Réfugiés afghans : Ces ombres dans le froid
Ils sont afghans, ont fui les talibans, sont demandeurs d’asile, mais condamnés à vivre dans l’ultraprécarité et harcelés quotidiennement par la police. Reportage en banlieue parisienne.
dans l’hebdo N° 1636 Acheter ce numéro

© Nadia Sweeny
Rendez-vous est fixé ce jeudi 7 janvier à 19 heures devant le cinéma UGC Ciné Cité, face à la station de tramway Rosa-Parks, dans le XIXe arrondissement de Paris. Depuis que le confinement a eu raison des cinémas, l’association d’aide aux migrants Utopia 56 donne temporairement rendez-vous ici aux familles et aux femmes seules. D’après les militants, le groupe UGC n’a pas apprécié : il a éteint les lumières extérieures. Ne pas éclairer pour surtout ne pas voir.
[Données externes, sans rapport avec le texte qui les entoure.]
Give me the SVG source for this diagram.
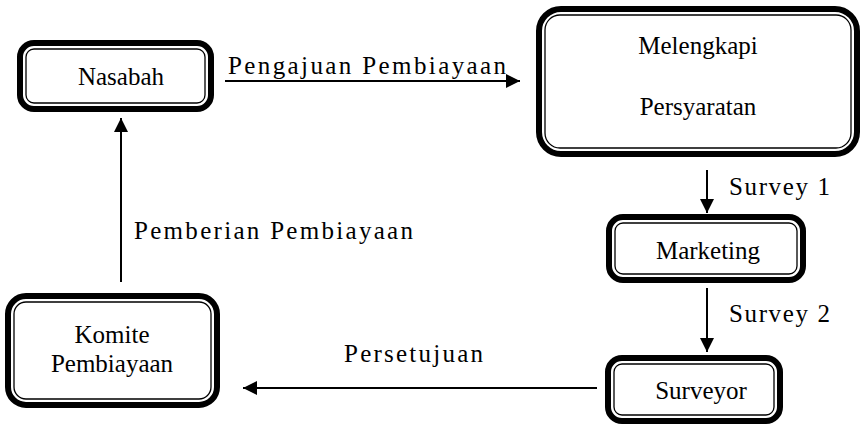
<svg xmlns="http://www.w3.org/2000/svg" width="864" height="426" viewBox="0 0 864 426">
<style>
.outer{fill:#fff;stroke:#000;stroke-width:6}
.inner{fill:none;stroke:#000;stroke-width:1.3}
.t{font-family:"Liberation Serif","Times New Roman",serif;font-size:25px;fill:#000;text-anchor:middle}
.l{font-family:"Liberation Serif","Times New Roman",serif;font-size:25px;fill:#000}
.c{stroke:#000;stroke-width:2;fill:none}
</style>
<defs>
<marker id="ah" viewBox="0 0 10 10" refX="10" refY="5" markerWidth="7" markerHeight="7" markerUnits="strokeWidth" orient="auto">
<path d="M0,0 L10,5 L0,10 z" fill="#000"/>
</marker>
</defs>
<g id="nasabah">
<rect class="outer" x="20" y="43" width="191" height="66" rx="14"/>
<rect class="inner" x="26" y="49" width="179" height="54" rx="8"/>
<text class="t" x="121" y="85" font-size="26">Nasabah</text>
</g>
<g id="melengkapi">
<rect class="outer" x="539" y="9" width="318" height="145" rx="22"/>
<rect class="inner" x="545" y="15" width="306" height="133" rx="15"/>
<text class="t" x="698" y="54">Melengkapi</text>
<text class="t" x="698" y="115">Persyaratan</text>
</g>
<g id="marketing">
<rect class="outer" x="609" y="217" width="194" height="63" rx="14"/>
<rect class="inner" x="615" y="223" width="182" height="51" rx="8"/>
<text class="t" x="708" y="259">Marketing</text>
</g>
<g id="surveyor">
<rect class="outer" x="608" y="358" width="172" height="63" rx="14"/>
<rect class="inner" x="614" y="364" width="160" height="51" rx="8"/>
<text class="t" x="701" y="399">Surveyor</text>
</g>
<g id="komite">
<rect class="outer" x="8" y="296" width="209" height="109" rx="18"/>
<rect class="inner" x="14" y="302" width="197" height="97" rx="12"/>
<text class="t" x="112" y="343">Komite</text>
<text class="t" x="112" y="372">Pembiayaan</text>
</g>
<g id="connectors">
<line class="c" x1="225" y1="81" x2="520" y2="81" marker-end="url(#ah)"/>
<line class="c" x1="707" y1="170" x2="707" y2="213" marker-end="url(#ah)"/>
<line class="c" x1="707" y1="288" x2="707" y2="352" marker-end="url(#ah)"/>
<line class="c" x1="597" y1="388" x2="243" y2="388" marker-end="url(#ah)"/>
<line class="c" x1="121" y1="282" x2="121" y2="118" marker-end="url(#ah)"/>
<text class="l" x="228" y="74" textLength="278" lengthAdjust="spacing">Pengajuan Pembiayaan</text>
<text class="l" x="729" y="195" textLength="101" lengthAdjust="spacing">Survey 1</text>
<text class="l" x="729" y="322" textLength="101" lengthAdjust="spacing">Survey 2</text>
<text class="l" x="344" y="362" textLength="139" lengthAdjust="spacing">Persetujuan</text>
<text class="l" x="134" y="239" textLength="279" lengthAdjust="spacing">Pemberian Pembiayaan</text>
</g>
</svg>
C’est aussi là que Reza Jafari vient chercher quelques sandwichs avant d’entamer sa ronde. « Je travaille avec Utopia 56, qui nous permet d’accéder à son entrepôt pour stocker les dons, complète ce dont nous avons besoin en nourriture, tentes, couvertures, etc., et fait des maraudes avec nous », explique Reza Jafari, bientôt rejoint par Amil, un jeune Afghan, qui tient absolument à demander à Reza comment il pourrait bien entrer dans la Légion étrangère. Il a beaucoup à apporter à ce pays, dit-il. Il ne veut plus être un « dubliné », sous-entendant qu’il a fait une sorte d’allégeance à un autre pays européen dont il s’est enfui et que pour ça il est puni. Lui veut rester, quitte à défendre, par sa vie, un pays qui ne veut pas de lui. Reza est assez cash : « Vu ta situation, c’est extrêmement difficile. » Amil est déçu. Il rêve d’être accepté. Un rêve commun à ces ombres qui déambulent devant le camion d’Utopia. Ici se côtoient et se croisent les histoires et les devenirs. Multiples. Incertains. Mais avec une similitude de taille : l’immense précarité générée par le refus de notre pays de les reconnaître et de les accueillir.